To explore the plurality of childhoods within the context of Ghana this chapter focuses on the work that children engage in both within and outside of the context of the family. Drawing on the phenomenon of work (both paid and unpaid), this chapter demonstrates that work is a key feature of childhood socialization in Ghana regardless of socioeconomic status. This is due to the value placed on interdependence, the mutuality of duty and reciprocity within social relationships in this society, including those that are intergenerational. Further, this focus on work in childhood can also be explained with reference to the gendered nature of Ghanaian society due to the importance of ensuring that children are socialized into the roles they will adopt as adult men and women. The importance of work notwithstanding, its intensity in the lives of children in this context varies depending on their social and economic positioning in Ghanaian society. Hence, the intensity of the work in which children in poorer families engage is substantively different from those from more affluent areas. Therefore, work can be utilized to distinguish the experiences of social groups and the childhoods individuals experience within these differing groups.

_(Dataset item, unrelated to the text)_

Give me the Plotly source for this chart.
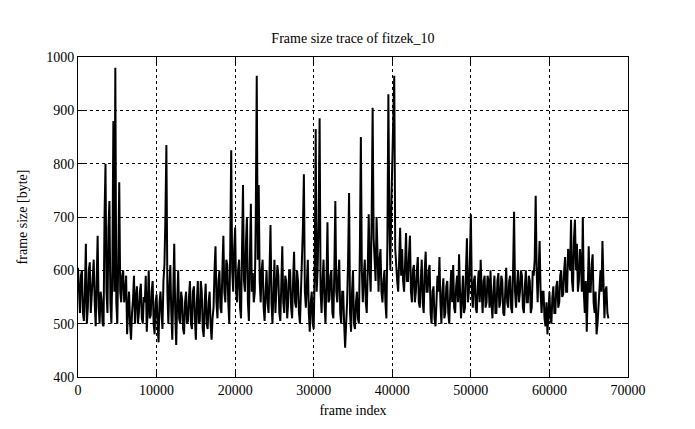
import plotly.graph_objects as go

# frame index sampling: start and step (frames)
frame_start = 0
frame_step = 125

size_0k = [605, 540, 520, 590, 600, 520, 505, 560, 650, 500, 530, 600, 615, 520, 555, 610, 620, 540, 495, 580,
           665, 530, 500, 560, 545, 500, 495, 700, 800, 560, 520, 680, 730, 540, 500, 600, 880, 560, 980, 540,
           500, 620, 765, 560, 540, 590, 600, 540, 555, 590, 480, 530, 560, 500, 470, 520, 545, 590, 500, 550,
           570, 500, 520, 560, 575, 510, 500, 550, 540, 590, 485, 530, 600, 510, 515, 560, 580, 500, 480, 540]
size_10k = [555, 500, 465, 540, 560, 520, 490, 580, 610, 700, 835, 560, 500, 570, 610, 520, 470, 560, 650, 520,
            460, 540, 600, 510, 500, 560, 545, 490, 480, 540, 560, 500, 505, 550, 580, 500, 490, 560, 570, 510,
            470, 540, 580, 500, 505, 580, 560, 490, 475, 540, 575, 500, 490, 540, 560, 500, 470, 510, 530, 600,
            645, 540, 510, 580, 600, 530, 520, 600, 665, 560, 540, 620, 610, 540, 500, 640, 825, 600, 560, 640]
size_20k = [680, 560, 540, 600, 620, 530, 510, 640, 760, 580, 560, 650, 700, 540, 505, 620, 725, 560, 595, 540,
            560, 700, 965, 620, 760, 580, 540, 600, 620, 530, 505, 560, 600, 540, 520, 600, 685, 540, 500, 560,
            620, 520, 560, 610, 590, 520, 505, 560, 645, 540, 520, 590, 580, 510, 540, 600, 600, 530, 510, 580,
            635, 540, 530, 600, 580, 520, 500, 560, 610, 680, 780, 560, 530, 580, 620, 520, 485, 540, 560, 500]
size_30k = [490, 600, 865, 560, 600, 700, 885, 560, 520, 580, 620, 540, 500, 580, 690, 540, 545, 590, 600, 520,
            510, 600, 730, 560, 540, 590, 620, 520, 500, 560, 560, 500, 455, 500, 540, 620, 745, 520, 485, 560,
            600, 500, 490, 540, 560, 510, 500, 640, 850, 600, 540, 590, 620, 540, 520, 600, 705, 600, 560, 700,
            905, 660, 620, 580, 700, 600, 560, 620, 640, 560, 540, 580, 600, 540, 510, 650, 930, 700, 600, 720]
size_40k = [820, 900, 965, 640, 600, 580, 560, 620, 680, 590, 640, 580, 560, 610, 670, 580, 580, 630, 665, 560,
            540, 600, 610, 540, 560, 600, 625, 540, 530, 580, 620, 540, 520, 600, 635, 560, 560, 600, 610, 520,
            500, 560, 570, 510, 495, 540, 590, 560, 625, 540, 500, 560, 585, 510, 520, 570, 580, 520, 500, 560,
            600, 540, 610, 530, 520, 570, 590, 540, 630, 560, 510, 550, 590, 520, 530, 600, 660, 540, 560, 620]
size_50k = [705, 560, 530, 580, 590, 530, 520, 570, 600, 540, 620, 560, 520, 580, 590, 530, 540, 590, 580, 530,
            600, 540, 510, 560, 590, 520, 520, 580, 595, 530, 540, 590, 580, 520, 515, 560, 605, 540, 530, 580,
            590, 530, 520, 600, 710, 560, 530, 570, 600, 540, 560, 600, 590, 530, 520, 570, 600, 540, 540, 590,
            580, 520, 530, 600, 590, 620, 740, 600, 540, 600, 655, 560, 520, 560, 560, 510, 495, 540, 480, 520]
size_60k = [560, 510, 500, 550, 570, 520, 520, 570, 580, 530, 540, 590, 600, 550, 555, 600, 625, 560, 560, 640,
            630, 600, 695, 580, 560, 660, 695, 600, 650, 560, 580, 640, 620, 560, 700, 560, 520, 580, 485, 560,
            645, 560, 560, 610, 630, 540, 520, 560, 480, 500, 540, 580, 600, 560, 655, 580, 510, 560, 570, 520, 510]

frame_size = size_0k + size_10k + size_20k + size_30k + size_40k + size_50k + size_60k
frame_index = [frame_start + i * frame_step for i in range(len(frame_size))]

x_ticks = [0, 10000, 20000, 30000, 40000, 50000, 60000, 70000]
y_ticks = [400, 500, 600, 700, 800, 900, 1000]

font = "Liberation Serif"

fig = go.Figure()
fig.add_trace(go.Scatter(x=frame_index, y=frame_size, mode="lines",
                         line=dict(color="black", width=2), showlegend=False))

axis_common = dict(showline=True, linecolor="black", linewidth=1, mirror="allticks",
                   ticks="inside", ticklen=6, tickcolor="black",
                   showgrid=True, gridcolor="black", gridwidth=1, griddash="dot",
                   zeroline=False, tickfont=dict(family=font, size=14, color="black"))

fig.update_layout(
    width=695, height=429,
    margin=dict(l=70, r=75, t=49, b=60),
    paper_bgcolor="white", plot_bgcolor="white",
    title=dict(text="Frame size trace of fitzek_10", x=(70 + 275) / 695, xanchor="center",
               y=1 - 30 / 429, yanchor="middle",
               font=dict(family=font, size=14, color="black")),
    xaxis=dict(range=[0, 70000], tickvals=x_ticks, ticktext=[str(v) for v in x_ticks],
               title=dict(text="frame index", font=dict(family=font, size=14, color="black"),
                          standoff=8),
               **axis_common),
    yaxis=dict(range=[400, 1000], tickvals=y_ticks, ticktext=[str(v) for v in y_ticks],
               title=dict(text="frame size [byte]", font=dict(family=font, size=14, color="black"),
                          standoff=15),
               **axis_common),
)

fig.write_html("out.html")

While the notion of children’s rights is now recognized as a meaningful concept, it has to be acknowledged that the concept has its roots in developments that took place in Western European and North American societies. Therefore, this chapter provides a historical account of the development of the modern concept of childhood which underpins dominant children’s rights. Specifically, it provides an overview of the transformations that took place in understandings of childhood and their position in society between the medieval period to the early 20th century in Western European society, with a focus on developments taking place in Britain in particular. It highlights the role of the formal education system in the process as well as the role of middle- and upper-class elites in attempts to universalize the emerging concept of modern childhood across all classes. It ends by highlighting the increasing role of government in child welfare discussions, which was instrumental in creating a shift from child saving to children’s rights.
Focusing on Ghana, the first country in sub-Saharan Africa to gain independence from European colonial rule and the first in the world to ratify the UN Convention on the Rights of the Child, this book explores how dominant children’s rights principles interact with the lived realities of a range of children’s lives.
The author considers the changeability and inconsistencies of childhoods within this context and the factors that underpin these varied intersections, including cultural norms, British colonial legacy, the influence of Christianity, urbanization, and social, economic and political transformations.
Challenging one-dimensional portrayals of childhoods in the Global South, the author highlights the need for more holistic approaches to the study of children’s lives and children’s rights realization in Southern contexts.